I cant describe what follows as best practice, more like a series of misadventures. The good news is, even if you don’t really know what you are doing, and make up your process as you go, you can still wind up with a wickedly sharp drawknife at the end!

Drawknife

I lap the back flat and smooth. This is completely unnecessary. Many argue that a slight under bevel on a drawknife is desirable. Going to this level of polish across the entire back is more a factor of my OCD than anything sane. For efficiency I would recommend just creating a very shallow under bevel and polishing that.

Drawknife

We have a flat back, now we need a bevel. The existing bevel is a round mess and I’m not removing that much material by hand. Off to the grinder we go. I took a look at some of the grinding set-ups respected drawknife users had on youtube, decided I was in a hurry, and just clamped a little piece of wood down on my grinder table….

The tricky part about grinding a drawknife is that the drawknife and its handles will collide with the body of the grinder if you try and sharpen it like a giant plane iron. You have to run across the edge of the grindstone at an angle to be able to move smoothly across the entire blade. The little bit of wood gave me a fixed point to run against. The back of the drawknife sits on edge of the table, tilted until the bevel hits the stone, and the stick gives me a fixed point to keep that distance consistent.

I wish I had a photo of how this works, but its a two handed operation, so I don’t. The key points. 1. The back of the drawknife rests on the edge of the table with the bit of wood stopping it from moving back. You slide the knife over the edge of the table, the wooden stop prevents it from sliding back. If you keep the angle you are holding it at consistent as you move back and forth, you get a consistent grind…. in theory.

Drawknife

To start with, I need to set the right distance for the stick. To do that, I pop the drawknife on with the grinder off, put the existing bevel in contact with the wheel and spin it a little by hand. Then I look to see where the scratch marks are. I’m aiming to start by grinding in the middle of the exciting bevel.

You can see it took a fair bit of experimentation and knocking the stick back and forth before I hit centre. Once I found it, I ground a reasonable amount of bevel and then went to check what angle I was grinding.

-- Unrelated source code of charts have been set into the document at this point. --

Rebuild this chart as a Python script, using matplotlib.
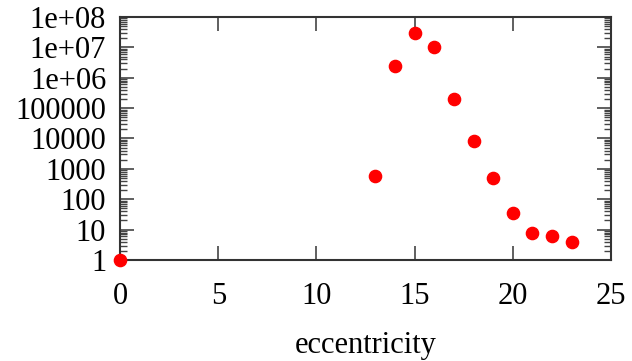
import matplotlib
matplotlib.use("Agg")
import matplotlib.pyplot as plt
from matplotlib.ticker import FixedLocator, LogLocator, FuncFormatter, NullFormatter

x_vals = [0, 13, 14, 15, 16, 17, 18, 19, 20, 21, 22, 23]
y_vals = [1, 575, 2.4e6, 2.9e7, 1.0e7, 2.0e5, 8200, 510, 34, 7.9, 6.2, 4.0]
x_ticks = [0, 5, 10, 15, 20, 25]
y_ticks = [1, 10, 100, 1000, 10000, 100000, 1e6, 1e7, 1e8]
y_labels = ["1", "10", "100", "1000", "10000", "100000", "1e+06", "1e+07", "1e+08"]

plt.rcParams['font.family'] = ['Liberation Serif', 'DejaVu Serif']
fig = plt.figure(figsize=(6.32, 3.61), dpi=100)
ax = fig.add_axes([0.190, 0.2798, 0.9668 - 0.190, 0.9529 - 0.2798])

ax.plot(x_vals, y_vals, 'o', color='#ff0000', markersize=8.8, clip_on=False, zorder=5)
ax.set_yscale('log')
ax.set_xlim(0, 25)
ax.set_ylim(1, 1e8)

ax.xaxis.set_major_locator(FixedLocator(x_ticks))
ax.yaxis.set_major_locator(FixedLocator(y_ticks))
ax.yaxis.set_major_formatter(FuncFormatter(lambda v, p: y_labels[y_ticks.index(v)] if v in y_ticks else ""))
ax.yaxis.set_minor_locator(LogLocator(base=10, subs=range(2, 10), numticks=20))
ax.yaxis.set_minor_formatter(NullFormatter())

for s in ax.spines.values():
    s.set_linewidth(1.5)
    s.set_color('#333333')

ax.tick_params(which='major', direction='in', length=10, width=1.2, color='#444444',
               top=True, right=True, labelsize=22)
ax.tick_params(which='minor', direction='in', length=5, width=1.0, color='#444444',
               top=False, right=True, left=True)
ax.tick_params(axis='x', which='major', pad=16)
ax.tick_params(axis='y', which='major', pad=10)

ax.set_xlabel('eccentricity', fontsize=22, labelpad=14.5)

fig.savefig('out.png', dpi=100)
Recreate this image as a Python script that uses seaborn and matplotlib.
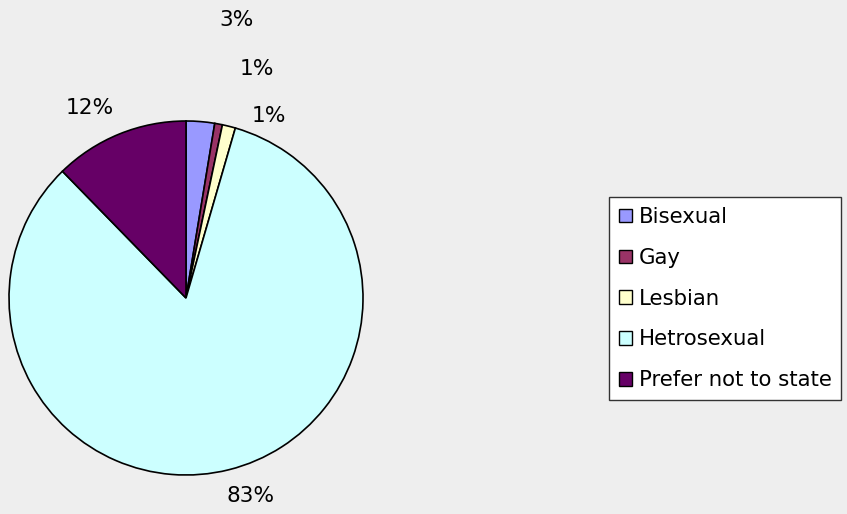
import matplotlib
matplotlib.use("Agg")
import matplotlib.pyplot as plt
from matplotlib.patches import Patch
import seaborn as sns

# Survey responses by sexual orientation (percent of respondents)
categories = ["Bisexual", "Gay", "Lesbian", "Hetrosexual", "Prefer not to state"]
shares = [2.6, 0.7, 1.2, 83.2, 12.3]
slice_colors = ["#9999FF", "#993366", "#FFFFCC", "#CCFFFF", "#660066"]

# Where each percentage label sits, in pie-radius units from the centre
label_pos = [(0.288, 1.571), (0.401, 1.294), (0.469, 1.028), (0.362, -1.119), (-0.542, 1.073)]

sns.set_style("white")
plt.rcParams["font.family"] = ["DejaVu Sans"]
plt.rcParams["text.color"] = "black"

bg = "#EEEEEE"
fs = 15.6
fig = plt.figure(figsize=(8.47, 5.14), dpi=100, facecolor=bg)
ax = fig.add_axes([9 / 847, (514 - 475) / 514, 354 / 847, 354 / 514])
ax.set_facecolor(bg)

wedges, _ = ax.pie(
    shares,
    colors=slice_colors,
    startangle=90,
    counterclock=False,
    radius=1.0,
    wedgeprops=dict(edgecolor="black", linewidth=1.2),
)
ax.set_xlim(-1.0, 1.0)
ax.set_ylim(-1.0, 1.0)
ax.set_aspect("equal")
ax.axis("off")

for val, (x, y) in zip(shares, label_pos):
    ax.text(x, y, f"{round(val):.0f}%", ha="center", va="center",
            fontsize=fs, color="black", clip_on=False)

handles = [Patch(facecolor=c, edgecolor="black", linewidth=1.0) for c in slice_colors]
leg = fig.legend(
    handles, categories,
    loc="upper left",
    bbox_to_anchor=(609 / 847, 1 - 197 / 514),
    bbox_transform=fig.transFigure,
    borderaxespad=0,
    fontsize=15.3,
    frameon=True,
    fancybox=False,
    handlelength=0.6,
    handleheight=0.6,
    handletextpad=0.32,
    labelspacing=0.98,
    borderpad=0.47,
)
for t in leg.get_texts():
    t.set_color("black")
leg.get_frame().set_edgecolor("#333333")
leg.get_frame().set_linewidth(1.0)
leg.get_frame().set_facecolor("white")
leg.get_frame().set_alpha(1.0)

fig.savefig("out.png", dpi=100, facecolor=bg)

The grinding itself is not too hard, keep the angle of drawknife consistent as you move it back and forth make relatively quick light passes against the corner of the stone. Don’t worry about not having steady enough hands. I certainly don’t. If its a vintage drawknife, its quite likely the thickness of the back will vary, meaning your angle wont be 100% consistent anyway.

Drawknife

My quick and dirty way of checking the bevel angle is to use a digital level box. I put it on the back of the drawknife, and zero it out.

Drawknife

Then I rest it on the little bit of bevel I’ve ground, and see what angle it gives me. 14.3 is too low, I’m aiming for about 25 degrees. So I go and knock my little stick back a bit, and grind again. Second time got me to about 21 degrees, third time was the charm at 24.8. Close enough for me.

Drawknife

When I finished the grind, I was happy enough. It was pretty consistent, although I burnt the blade in one small spot. It was way out along the left hand side where I cant see myself actually cutting with it, so I didn’t care.

Drawknife

Then I took a 140 grit diamond stone, and started running it back and forth along the hollow grind bevel. This revealed that the grind was shockingly inconsistent… I’ve since discovered that the little MDF table I’ve built for my grinder has worn a bit, and now the tool rest has a bit of wobble to it, ah well.

About 10 minutes work with the coarse diamond stone and I have a consistent edge, but my hollow grind is now mostly a flat grind. I then worked up to 600, 1200, 3000 grit, and then stropped.

Drawknife

Lets see how it works out. I can shave hair with the edge of the drawknife, and here is the finish it leaves on end grain pine. I can live with that.

Drawknife Demo

You can hog material off in softwood wickedly fast with a sharp drawknife.

Drawknife

And best of all stool seat number 2 now has its under bevel.

The lesson I take from this is that you don’t need to be an expert to sharpen an unfamiliar tool. As long as you know to get two flat edges intersecting in the end, it will all work out!